NTSB investigators may not have traveled in support of this investigation and used data provided by various sources to prepare this aircraft accident report.

The pilot stated approximately four miles from the runway, the right engine began to sputter. He stated that he attempted to restart it, and the right engine briefly produced power and then sputtered again. The pilot stated that he feathered the right propeller and "continued the approach single engine." The pilot stated that "as the approach progressed, [he] realized that [the airplane] could not maintain the glide slope... or clear a tree line ahead." The pilot stated that he committed to ditching the airplane in the waterway to the right, so he retracted the landing gear, and the airplane touched down tail low. The airplane ditched in the intracoastal waterway two miles short of runway 23 and sank in 12-20 feet of water. The post-accident examination of the airplane revealed the airframe was intact.

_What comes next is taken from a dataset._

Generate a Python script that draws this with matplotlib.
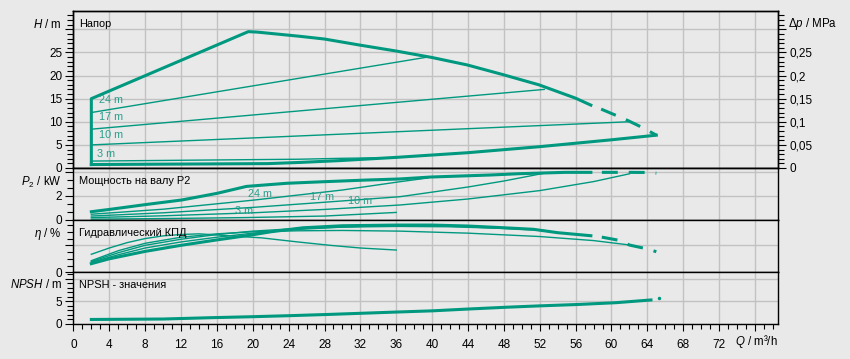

Fuel system continuity was established from the tip tanks to the fuel strainer, and the fuel strainer and the fuel pump were intact and free of debris. When water was displaced from the engine, fuel system, and magnetos, both engines started and produced power at idle and high RPM settings. No anomalies were observed during the engine run. The pilot of a flight in the airplane on the previous day stated that upon returning to DeKalb-Peachtree Airport, there were about 58-60 gallons of fuel on board the airplane. He further stated that the airplane was not refueled that evening or prior to the accident flight on May 30, 2004. According to the 1955 Cessna 310 owner's manual, the main fuel wingtip fuel tanks have a capacity of 102 gallons, of which 100 gallons are usable fuel and two gallons are unusable.

The National Transportation Safety Board determines the probable cause(s) of this accident to be:

The pilot's inadequate preflight/planning and his in-flight decision which resulted in the loss of power in one engine due to fuel starvation.